THE TASK:
Copy, exactly and only, the lines from the one with "Emit a Python" up to and including the one with "line=dict(color=col, width=1.3), showlegend=True))", leaving pictures out.
[START OF GIVEN RECORDS]
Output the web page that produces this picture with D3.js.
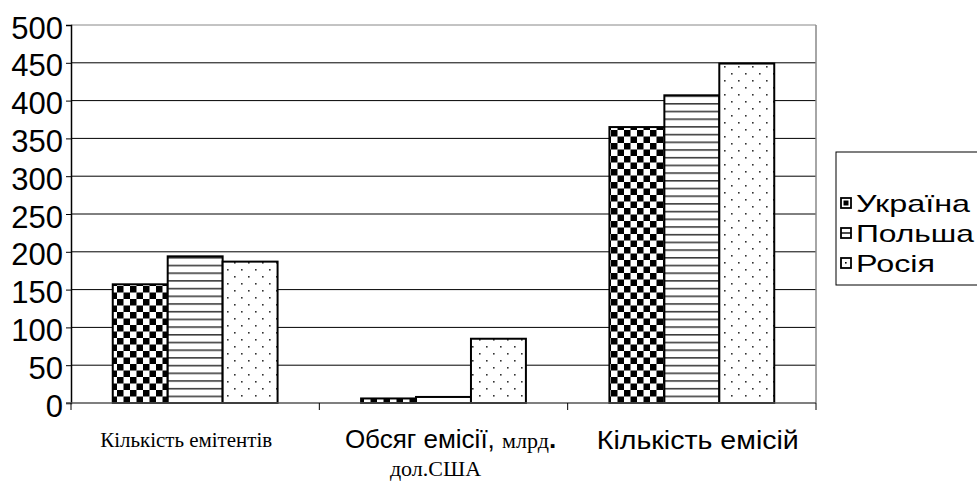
<!DOCTYPE html>
<html>
<head>
<meta charset="utf-8">
<script src="https://cdn.jsdelivr.net/npm/d3@7"></script>
<style>
  body { margin: 0; background: #fff; }
  svg { display: block; }
</style>
</head>
<body>
<svg id="chart"></svg>
<script>
const categories = ["Кількість емітентів", "Обсяг емісії", "Кількість емісій"];
const seriesNames = ["Україна", "Польша", "Росія"];
const ukraine = [157, 6, 365];
const poland = [194, 8, 407];
const russia = [187, 85, 449];
const yTicks = [0, 50, 100, 150, 200, 250, 300, 350, 400, 450, 500];

const width = 977, height = 481;
const margin = { left: 71, right: 161, top: 25, bottom: 78 };
const sans = "Liberation Sans, Arial, sans-serif";
const serif = "Liberation Serif, Times New Roman, serif";

const svg = d3.select("#chart").attr("width", width).attr("height", height);
const defs = svg.append("defs");

// fill patterns
const pChk = defs.append("pattern").attr("id", "chk").attr("patternUnits", "userSpaceOnUse")
  .attr("width", 13).attr("height", 13);
pChk.append("rect").attr("width", 13).attr("height", 13).attr("fill", "#fff");
pChk.append("rect").attr("width", 6.5).attr("height", 6.5).attr("fill", "#000");
pChk.append("rect").attr("x", 6.5).attr("y", 6.5).attr("width", 6.5).attr("height", 6.5).attr("fill", "#000");

const pHor = defs.append("pattern").attr("id", "hor").attr("patternUnits", "userSpaceOnUse")
  .attr("width", 8).attr("height", 7.7);
pHor.append("rect").attr("width", 8).attr("height", 7.7).attr("fill", "#fff");
pHor.append("rect").attr("y", 3).attr("width", 8).attr("height", 1.4).attr("fill", "#222");

const pDot = defs.append("pattern").attr("id", "dot").attr("patternUnits", "userSpaceOnUse")
  .attr("width", 14).attr("height", 14);
pDot.append("rect").attr("width", 14).attr("height", 14).attr("fill", "#fff");
pDot.append("rect").attr("x", 3).attr("y", 3).attr("width", 1.6).attr("height", 1.6).attr("fill", "#333");
pDot.append("rect").attr("x", 10).attr("y", 10).attr("width", 1.6).attr("height", 1.6).attr("fill", "#333");

const fills = ["url(#chk)", "url(#hor)", "url(#dot)"];
const series = [ukraine, poland, russia];

const x0 = d3.scaleBand().domain(categories).range([margin.left, width - margin.right]);
const x1 = d3.scaleBand().domain(seriesNames).range([0, x0.bandwidth()]).paddingOuter(0.76).paddingInner(0);
const y = d3.scaleLinear().domain([0, 500]).range([height - margin.bottom, margin.top]);

// gridlines
svg.append("g").selectAll("line").data(yTicks.filter(d => d > 0)).join("line")
  .attr("x1", margin.left).attr("x2", width - margin.right)
  .attr("y1", d => y(d)).attr("y2", d => y(d))
  .attr("stroke", d => d === 500 ? "#888" : "#000").attr("stroke-width", 1);

// right border of plot area
svg.append("line")
  .attr("x1", width - margin.right).attr("x2", width - margin.right)
  .attr("y1", y(500)).attr("y2", y(0)).attr("stroke", "#888").attr("stroke-width", 1.5);

// bars
series.forEach((vals, si) => {
  svg.append("g").selectAll("rect").data(vals).join("rect")
    .attr("x", (d, i) => x0(categories[i]) + x1(seriesNames[si]))
    .attr("y", d => y(d))
    .attr("width", x1.bandwidth())
    .attr("height", d => y(0) - y(d))
    .attr("fill", fills[si])
    .attr("stroke", "#000").attr("stroke-width", 2);
});

// y axis
const yAxis = d3.axisLeft(y).tickValues(yTicks).tickSize(5).tickPadding(3);
const gy = svg.append("g").attr("transform", `translate(${margin.left},0)`).call(yAxis);
gy.select(".domain").attr("stroke", "#000").attr("stroke-width", 1.5);
gy.selectAll(".tick line").attr("stroke", "#000");
gy.selectAll("text").attr("font-family", sans)
  .attr("font-size", 31).attr("fill", "#000").attr("dy", "0.42em");

// x axis
const gx = svg.append("g").attr("transform", `translate(0,${y(0)})`);
gx.append("line").attr("x1", margin.left - 5).attr("x2", width - margin.right)
  .attr("stroke", "#555").attr("stroke-width", 1.5);
gx.selectAll(".xt").data(categories).join("line").attr("class", "xt")
  .attr("x1", d => x0(d) + x0.bandwidth()).attr("x2", d => x0(d) + x0.bandwidth())
  .attr("y1", 0).attr("y2", 7).attr("stroke", "#000");
gx.append("line").attr("x1", margin.left).attr("x2", margin.left).attr("y1", 0).attr("y2", 7).attr("stroke", "#000");

// category labels
const cx = d => x0(d) + x0.bandwidth() / 2;
svg.append("text").attr("x", cx(categories[0]) - 9).attr("y", 447)
  .attr("text-anchor", "middle").attr("font-family", serif)
  .attr("font-size", 21).attr("textLength", 172).attr("lengthAdjust", "spacingAndGlyphs")
  .text(categories[0]);

const t2 = svg.append("text").attr("x", cx(categories[1]) + 7).attr("y", 448).attr("text-anchor", "middle");
t2.append("tspan").attr("font-family", sans).attr("font-size", 26).text(categories[1] + ", ");
t2.append("tspan").attr("font-family", serif).attr("font-size", 22).text("млрд");
t2.append("tspan").attr("font-family", sans).attr("font-size", 26).attr("font-weight", "bold").text(".");
svg.append("text").attr("x", cx(categories[1]) - 8).attr("y", 476).attr("text-anchor", "middle")
  .attr("font-family", serif).attr("font-size", 22).text("дол.США");

svg.append("text").attr("x", cx(categories[2]) + 6).attr("y", 449)
  .attr("text-anchor", "middle").attr("font-family", sans)
  .attr("font-size", 25).attr("textLength", 202).attr("lengthAdjust", "spacingAndGlyphs")
  .text(categories[2]);

// legend
const legendWidths = [114, 118, 79];
const lg = svg.append("g").attr("transform", "translate(836,152)");
lg.append("rect").attr("width", 150).attr("height", 133).attr("fill", "#fff")
  .attr("stroke", "#000").attr("stroke-width", 1);
const li = lg.selectAll(".li").data(seriesNames).join("g").attr("class", "li")
  .attr("transform", (d, i) => `translate(5,${51 + i * 30})`);
li.append("rect").attr("x", 0).attr("y", -5).attr("width", 10).attr("height", 10)
  .attr("fill", "#fff").attr("stroke", "#000").attr("stroke-width", 1.8);
li.filter((d, i) => i === 0).append("rect").attr("x", 2.5).attr("y", -2.5).attr("width", 5).attr("height", 5)
  .attr("fill", "#000");
li.filter((d, i) => i === 1).append("line").attr("x1", 0).attr("x2", 10).attr("y1", 0).attr("y2", 0)
  .attr("stroke", "#000").attr("stroke-width", 1.4);
li.filter((d, i) => i === 2).append("rect").attr("x", 4).attr("y", -1).attr("width", 1.6).attr("height", 1.6).attr("fill", "#000");
li.append("text").attr("x", 15).attr("dy", "0.36em")
  .attr("font-family", sans).attr("font-size", 24)
  .attr("textLength", (d, i) => legendWidths[i]).attr("lengthAdjust", "spacingAndGlyphs")
  .text(d => d);
</script>
</body>
</html>
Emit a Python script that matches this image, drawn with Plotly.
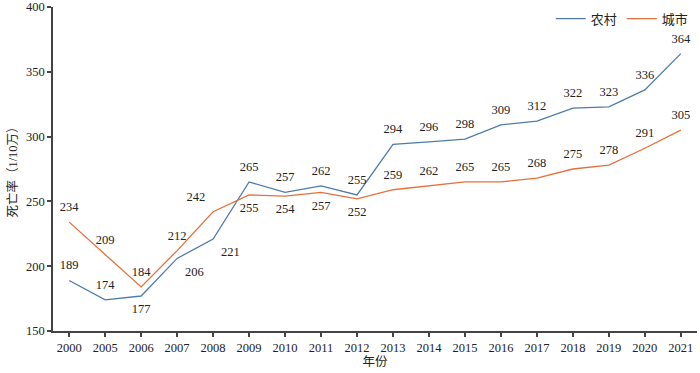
import plotly.graph_objects as go

years = ["2000", "2005", "2006", "2007", "2008", "2009", "2010", "2011", "2012",
         "2013", "2014", "2015", "2016", "2017", "2018", "2019", "2020", "2021"]
rural = [189, 174, 177, 206, 221, 265, 257, 262, 255, 294, 296, 298, 309, 312, 322, 323, 336, 364]
urban = [234, 209, 184, 212, 242, 255, 254, 257, 252, 259, 262, 265, 265, 268, 275, 278, 291, 305]

rural_pos = ["top center", "top center", "bottom center", "bottom right", "bottom right"] + ["top center"] * 13
urban_pos = ["top center", "top center", "top center", "top center", "top left",
             "bottom center", "bottom center", "bottom center", "bottom center"] + ["top center"] * 9

BLUE = "#4d7cab"
ORANGE = "#e6703c"
FONT = "Liberation Serif, Noto Sans CJK SC, serif"

fig = go.Figure()
for name, vals, pos, col in [("农村", rural, rural_pos, BLUE), ("城市", urban, urban_pos, ORANGE)]:
    fig.add_trace(go.Scatter(x=years, y=vals, name=name, mode="lines+markers+text",
                             line=dict(color=col, width=1.3),
                             marker=dict(size=11, opacity=0),
                             text=[str(v) for v in vals], textposition=pos,
                             textfont=dict(size=12.5, color="#222", family=FONT),
                             cliponaxis=False, showlegend=False))
    # legend entry showing only a line
    fig.add_trace(go.Scatter(x=[None], y=[None], name=name, mode="lines",
                             line=dict(color=col, width=1.3), showlegend=True))

fig.update_layout(
    width=700, height=373,
    margin=dict(l=53, r=3, t=7, b=42),
    paper_bgcolor="white", plot_bgcolor="white",
    font=dict(family=FONT, size=12.5, color="#222"),
    legend=dict(orientation="h", x=0.995, xanchor="right", y=1.01, yanchor="top",
                font=dict(size=13, family=FONT), bgcolor="rgba(0,0,0,0)",
                itemwidth=30, tracegroupgap=0),
    xaxis=dict(type="category", range=[-0.45, 17.45], showline=True, linecolor="#444",
               linewidth=1.6, ticks="outside", ticklen=4, tickcolor="#444", tickwidth=1.5,
               showgrid=False, zeroline=False, automargin=False,
               title=dict(text="年份", standoff=2, font=dict(size=12.5))),
    yaxis=dict(range=[150, 400], tickvals=[150, 200, 250, 300, 350, 400],
               showline=True, linecolor="#444", linewidth=1.6, ticks="outside",
               ticklen=4, tickcolor="#444", tickwidth=1.5, showgrid=False, zeroline=False,
               automargin=False,
               title=dict(text="死亡率（1/10万）", standoff=6, font=dict(size=12.5))),
)

fig.write_html("out.html", config={"displayModeBar": False},
               post_script="document.body.style.margin='0';")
[END OF GIVEN RECORDS]
EXERCISE RESULT:
Emit a Python script that matches this image, drawn with Plotly.
import plotly.graph_objects as go

years = ["2000", "2005", "2006", "2007", "2008", "2009", "2010", "2011", "2012",
         "2013", "2014", "2015", "2016", "2017", "2018", "2019", "2020", "2021"]
rural = [189, 174, 177, 206, 221, 265, 257, 262, 255, 294, 296, 298, 309, 312, 322, 323, 336, 364]
urban = [234, 209, 184, 212, 242, 255, 254, 257, 252, 259, 262, 265, 265, 268, 275, 278, 291, 305]

rural_pos = ["top center", "top center", "bottom center", "bottom right", "bottom right"] + ["top center"] * 13
urban_pos = ["top center", "top center", "top center", "top center", "top left",
             "bottom center", "bottom center", "bottom center", "bottom center"] + ["top center"] * 9

BLUE = "#4d7cab"
ORANGE = "#e6703c"
FONT = "Liberation Serif, Noto Sans CJK SC, serif"

fig = go.Figure()
for name, vals, pos, col in [("农村", rural, rural_pos, BLUE), ("城市", urban, urban_pos, ORANGE)]:
    fig.add_trace(go.Scatter(x=years, y=vals, name=name, mode="lines+markers+text",
                             line=dict(color=col, width=1.3),
                             marker=dict(size=11, opacity=0),
                             text=[str(v) for v in vals], textposition=pos,
                             textfont=dict(size=12.5, color="#222", family=FONT),
                             cliponaxis=False, showlegend=False))
    # legend entry showing only a line
    fig.add_trace(go.Scatter(x=[None], y=[None], name=name, mode="lines",
                             line=dict(color=col, width=1.3), showlegend=True))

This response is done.